**What the task asks**
Produce an exact transcription of the listing below, omitting the pictures.

**Data excerpt**
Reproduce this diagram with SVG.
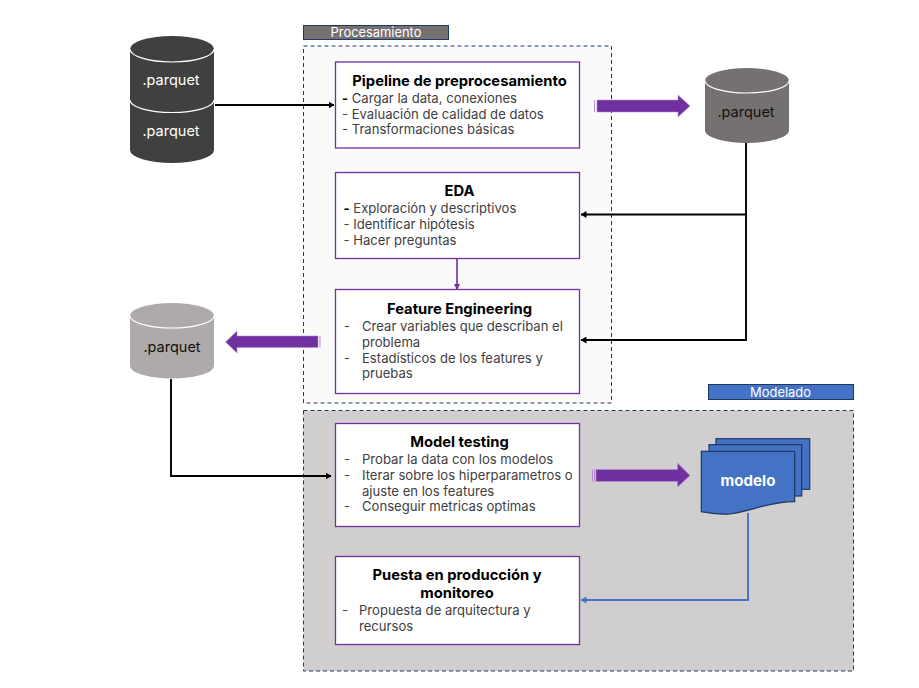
<svg xmlns="http://www.w3.org/2000/svg" width="919" height="688" viewBox="0 0 919 688">
<style>
text{font-family:Inter,"Noto Sans","Liberation Sans",sans-serif}
.box{fill:#fff;stroke:#7030a0;stroke-width:1.3}
.t{font-size:14.75px;font-weight:700;fill:#000;text-anchor:middle}
.b{font-size:13.1px;fill:#404040}
.d{fill:#000;font-weight:700}
.c{font-size:14.5px;text-anchor:middle}
.tag{font-size:12.9px;fill:#fff;text-anchor:middle}
.frame{stroke:#1f3864;stroke-width:1;stroke-dasharray:4 3}
.arc{fill:none;stroke:#fff;stroke-width:1.2}
.k{fill:none;stroke:#000;stroke-width:1.9}
.fat{fill:#7030a0;stroke:#b48fd0;stroke-width:.6}
.doc{fill:#4472c4;stroke:#1f3864;stroke-width:1.2}
</style>
<defs>
<marker id="ak" markerWidth="6" markerHeight="7" refX="5.500" refY="3" orient="auto" markerUnits="userSpaceOnUse" viewBox="0 0 6 6" preserveAspectRatio="none"><path d="M0 0L6 3L0 6Z" fill="#000"/></marker>
<marker id="ap" markerWidth="6" markerHeight="6" refX="5" refY="3" orient="auto" markerUnits="userSpaceOnUse" viewBox="0 0 6 6"><path d="M0 0L6 3L0 6Z" fill="#7030a0"/></marker>
<marker id="ab" markerWidth="6" markerHeight="7" refX="5.500" refY="3" orient="auto" markerUnits="userSpaceOnUse" viewBox="0 0 6 6" preserveAspectRatio="none"><path d="M0 0L6 3L0 6Z" fill="#4472c4"/></marker>
</defs>
<g id="frame-procesamiento"><rect x="303.500" y="46" width="308" height="357" fill="#fafafa" class="frame"/></g>
<g id="frame-modelado"><rect x="303.500" y="410.500" width="550" height="260.500" fill="#d0cece" class="frame"/></g>
<g id="tag-procesamiento"><rect x="303.500" y="25.500" width="145" height="14" fill="#767171" stroke="#1f3864"/><text class="tag" x="376" y="37">Procesamiento</text></g>
<g id="tag-modelado"><rect x="708.500" y="384.500" width="145" height="15" fill="#4472c4" stroke="#1f3864"/><text class="tag" x="780.500" y="396.500">Modelado</text></g>
<g id="connectors">
<path class="k" d="M215 105H334" marker-end="url(#ak)"/>
<path class="k" d="M746 143V340H581" marker-end="url(#ak)"/>
<path class="k" d="M746 214.500H581" marker-end="url(#ak)"/>
<path class="k" d="M171 379V476H331" marker-end="url(#ak)"/>
<path d="M457 259V289" fill="none" stroke="#7030a0" stroke-width="1.6" marker-end="url(#ap)"/>
<path d="M748 513V600H581" fill="none" stroke="#4472c4" stroke-width="1.9" marker-end="url(#ab)"/>
<path class="fat" d="M597 100H678V95L690 106L678 117V112H597Z"/>
<path d="M594.500 100V112" stroke="#b48fd0" stroke-width="1"/>
<path class="fat" d="M318 336H237V331L225.500 342L237 353V347.500H318Z"/>
<path d="M320 336V347.500" stroke="#b48fd0" stroke-width="1"/>
<path class="fat" d="M596 469.500H677.500V463L690 475.500L677.500 487V481.500H596Z"/>
<path d="M592.500 469.500V481.500M594.500 469.500V481.500" stroke="#b48fd0" stroke-width="1"/>
</g>
<g id="db-double">
<path d="M130 49A42 13 0 0 1 214 49V150A42 13 0 0 1 130 150Z" fill="#404040"/>
<path class="arc" d="M130 49A42 13 0 0 0 214 49"/>
<path class="arc" d="M130 100A42 12.500 0 0 0 214 100"/>
<text class="c" x="171" y="85" fill="#fff">.parquet</text>
<text class="c" x="171" y="136" fill="#fff">.parquet</text>
</g>
<g id="db-gray">
<path d="M705 80.500A42 12.500 0 0 1 789 80.500V130.500A42 12.500 0 0 1 705 130.500Z" fill="#767171"/>
<path class="arc" d="M705 80.500A42 12.500 0 0 0 789 80.500"/>
<text class="c" x="746" y="117" fill="#111">.parquet</text>
</g>
<g id="db-light">
<path d="M130 315.500A42 12.500 0 0 1 214 315.500V366A42 12.500 0 0 1 130 366Z" fill="#aeaaaa"/>
<path class="arc" d="M130 315.500A42 12.500 0 0 0 214 315.500"/>
<text class="c" x="172" y="352" fill="#111">.parquet</text>
</g>
<g id="node-pipeline">
<rect class="box" x="335.500" y="62" width="244" height="86"/>
<text class="t" x="459.500" y="86">Pipeline de preprocesamiento</text>
<text class="b" x="342" y="102.500"><tspan class="d">-</tspan> Cargar la data, conexiones</text>
<text class="b" x="342" y="118.500">- Evaluación de calidad de datos</text>
<text class="b" x="342" y="134">- Transformaciones básicas</text>
</g>
<g id="node-eda">
<rect class="box" x="335.500" y="172.500" width="244" height="86"/>
<text class="t" x="459.500" y="196">EDA</text>
<text class="b" x="343.500" y="212.500"><tspan class="d">-</tspan> Exploración y descriptivos</text>
<text class="b" x="343.500" y="228.500">- Identificar hipótesis</text>
<text class="b" x="343.500" y="244.500">- Hacer preguntas</text>
</g>
<g id="node-feature">
<rect class="box" x="335.500" y="289.500" width="244" height="104"/>
<text class="t" x="459.500" y="314">Feature Engineering</text>
<text class="b" x="344" y="330.500">-</text><text class="b" x="362" y="330.500">Crear variables que describan el</text>
<text class="b" x="362" y="346.500">problema</text>
<text class="b" x="344" y="362.500">-</text><text class="b" x="362" y="362.500">Estadísticos de los features y</text>
<text class="b" x="362" y="377.500">pruebas</text>
</g>
<g id="node-testing">
<rect class="box" x="335.500" y="423.500" width="244" height="103"/>
<text class="t" x="459.500" y="447">Model testing</text>
<text class="b" x="344" y="463.500">-</text><text class="b" x="362" y="463.500">Probar la data con los modelos</text>
<text class="b" x="344" y="479.500">-</text><text class="b" x="362" y="479.500">Iterar sobre los hiperparametros o</text>
<text class="b" x="362" y="495.500">ajuste en los features</text>
<text class="b" x="344" y="510.500">-</text><text class="b" x="362" y="510.500">Conseguir metricas optimas</text>
</g>
<g id="node-puesta">
<rect class="box" x="335.500" y="556.500" width="244" height="88"/>
<text class="t" x="457" y="580">Puesta en producción y</text>
<text class="t" x="457" y="598">monitoreo</text>
<text class="b" x="342" y="614.500">-</text><text class="b" x="359" y="614.500">Propuesta de arquitectura y</text>
<text class="b" x="359" y="630.500">recursos</text>
</g>
<g id="node-modelo">
<rect class="doc" x="716" y="438.700" width="93.700" height="50.600"/>
<rect class="doc" x="709" y="444.700" width="92.700" height="51.300"/>
<path class="doc" d="M701.300 451.300H794.700V501.700C770 501.500 755 510 730 514C718 515 709 513 701.300 511.700Z"/>
<text x="748" y="486" text-anchor="middle" font-size="15.100" font-weight="700" fill="#fff">modelo</text>
</g>
</svg>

**Worked solution**
Reproduce this diagram with SVG.
<svg xmlns="http://www.w3.org/2000/svg" width="919" height="688" viewBox="0 0 919 688">
<style>
text{font-family:Inter,"Noto Sans","Liberation Sans",sans-serif}
.box{fill:#fff;stroke:#7030a0;stroke-width:1.3}
.t{font-size:14.75px;font-weight:700;fill:#000;text-anchor:middle}
.b{font-size:13.1px;fill:#404040}
.d{fill:#000;font-weight:700}
.c{font-size:14.5px;text-anchor:middle}
.tag{font-size:12.9px;fill:#fff;text-anchor:middle}
.frame{stroke:#1f3864;stroke-width:1;stroke-dasharray:4 3}
.arc{fill:none;stroke:#fff;stroke-width:1.2}
.k{fill:none;stroke:#000;stroke-width:1.9}
.fat{fill:#7030a0;stroke:#b48fd0;stroke-width:.6}
.doc{fill:#4472c4;stroke:#1f3864;stroke-width:1.2}
</style>
<defs>
<marker id="ak" markerWidth="6" markerHeight="7" refX="5.500" refY="3" orient="auto" markerUnits="userSpaceOnUse" viewBox="0 0 6 6" preserveAspectRatio="none"><path d="M0 0L6 3L0 6Z" fill="#000"/></marker>
<marker id="ap" markerWidth="6" markerHeight="6" refX="5" refY="3" orient="auto" markerUnits="userSpaceOnUse" viewBox="0 0 6 6"><path d="M0 0L6 3L0 6Z" fill="#7030a0"/></marker>
<marker id="ab" markerWidth="6" markerHeight="7" refX="5.500" refY="3" orient="auto" markerUnits="userSpaceOnUse" viewBox="0 0 6 6" preserveAspectRatio="none"><path d="M0 0L6 3L0 6Z" fill="#4472c4"/></marker>
</defs>
<g id="frame-procesamiento"><rect x="303.500" y="46" width="308" height="357" fill="#fafafa" class="frame"/></g>
<g id="frame-modelado"><rect x="303.500" y="410.500" width="550" height="260.500" fill="#d0cece" class="frame"/></g>
<g id="tag-procesamiento"><rect x="303.500" y="25.500" width="145" height="14" fill="#767171" stroke="#1f3864"/><text class="tag" x="376" y="37">Procesamiento</text></g>
<g id="tag-modelado"><rect x="708.500" y="384.500" width="145" height="15" fill="#4472c4" stroke="#1f3864"/><text class="tag" x="780.500" y="396.500">Modelado</text></g>
<g id="connectors">
<path class="k" d="M215 105H334" marker-end="url(#ak)"/>
<path class="k" d="M746 143V340H581" marker-end="url(#ak)"/>
<path class="k" d="M746 214.500H581" marker-end="url(#ak)"/>
<path class="k" d="M171 379V476H331" marker-end="url(#ak)"/>
<path d="M457 259V289" fill="none" stroke="#7030a0" stroke-width="1.6" marker-end="url(#ap)"/>
<path d="M748 513V600H581" fill="none" stroke="#4472c4" stroke-width="1.9" marker-end="url(#ab)"/>
<path class="fat" d="M597 100H678V95L690 106L678 117V112H597Z"/>
<path d="M594.500 100V112" stroke="#b48fd0" stroke-width="1"/>
<path class="fat" d="M318 336H237V331L225.500 342L237 353V347.500H318Z"/>
<path d="M320 336V347.500" stroke="#b48fd0" stroke-width="1"/>
<path class="fat" d="M596 469.500H677.500V463L690 475.500L677.500 487V481.500H596Z"/>
<path d="M592.500 469.500V481.500M594.500 469.500V481.500" stroke="#b48fd0" stroke-width="1"/>
</g>
<g id="db-double">
<path d="M130 49A42 13 0 0 1 214 49V150A42 13 0 0 1 130 150Z" fill="#404040"/>
<path class="arc" d="M130 49A42 13 0 0 0 214 49"/>
<path class="arc" d="M130 100A42 12.500 0 0 0 214 100"/>
<text class="c" x="171" y="85" fill="#fff">.parquet</text>
<text class="c" x="171" y="136" fill="#fff">.parquet</text>
</g>
<g id="db-gray">
<path d="M705 80.500A42 12.500 0 0 1 789 80.500V130.500A42 12.500 0 0 1 705 130.500Z" fill="#767171"/>
<path class="arc" d="M705 80.500A42 12.500 0 0 0 789 80.500"/>
<text class="c" x="746" y="117" fill="#111">.parquet</text>
</g>
<g id="db-light">
<path d="M130 315.500A42 12.500 0 0 1 214 315.500V366A42 12.500 0 0 1 130 366Z" fill="#aeaaaa"/>
<path class="arc" d="M130 315.500A42 12.500 0 0 0 214 315.500"/>
<text class="c" x="172" y="352" fill="#111">.parquet</text>
</g>
<g id="node-pipeline">
<rect class="box" x="335.500" y="62" width="244" height="86"/>
<text class="t" x="459.500" y="86">Pipeline de preprocesamiento</text>
<text class="b" x="342" y="102.500"><tspan class="d">-</tspan> Cargar la data, conexiones</text>
<text class="b" x="342" y="118.500">- Evaluación de calidad de datos</text>
<text class="b" x="342" y="134">- Transformaciones básicas</text>
</g>
<g id="node-eda">
<rect class="box" x="335.500" y="172.500" width="244" height="86"/>
<text class="t" x="459.500" y="196">EDA</text>
<text class="b" x="343.500" y="212.500"><tspan class="d">-</tspan> Exploración y descriptivos</text>
<text class="b" x="343.500" y="228.500">- Identificar hipótesis</text>
<text class="b" x="343.500" y="244.500">- Hacer preguntas</text>
</g>
<g id="node-feature">
<rect class="box" x="335.500" y="289.500" width="244" height="104"/>
<text class="t" x="459.500" y="314">Feature Engineering</text>
<text class="b" x="344" y="330.500">-</text><text class="b" x="362" y="330.500">Crear variables que describan el</text>
<text class="b" x="362" y="346.500">problema</text>
<text class="b" x="344" y="362.500">-</text><text class="b" x="362" y="362.500">Estadísticos de los features y</text>
<text class="b" x="362" y="377.500">pruebas</text>
</g>
<g id="node-testing">
<rect class="box" x="335.500" y="423.500" width="244" height="103"/>
<text class="t" x="459.500" y="447">Model testing</text>
<text class="b" x="344" y="463.500">-</text><text class="b" x="362" y="463.500">Probar la data con los modelos</text>
<text class="b" x="344" y="479.500">-</text><text class="b" x="362" y="479.500">Iterar sobre los hiperparametros o</text>
<text class="b" x="362" y="495.500">ajuste en los features</text>
<text class="b" x="344" y="510.500">-</text><text class="b" x="362" y="510.500">Conseguir metricas optimas</text>
</g>
<g id="node-puesta">
<rect class="box" x="335.500" y="556.500" width="244" height="88"/>
<text class="t" x="457" y="580">Puesta en producción y</text>
<text class="t" x="457" y="598">monitoreo</text>
<text class="b" x="342" y="614.500">-</text><text class="b" x="359" y="614.500">Propuesta de arquitectura y</text>
<text class="b" x="359" y="630.500">recursos</text>
</g>
<g id="node-modelo">
<rect class="doc" x="716" y="438.700" width="93.700" height="50.600"/>
<rect class="doc" x="709" y="444.700" width="92.700" height="51.300"/>
<path class="doc" d="M701.300 451.300H794.700V501.700C770 501.500 755 510 730 514C718 515 709 513 701.300 511.700Z"/>
<text x="748" y="486" text-anchor="middle" font-size="15.100" font-weight="700" fill="#fff">modelo</text>
</g>
</svg>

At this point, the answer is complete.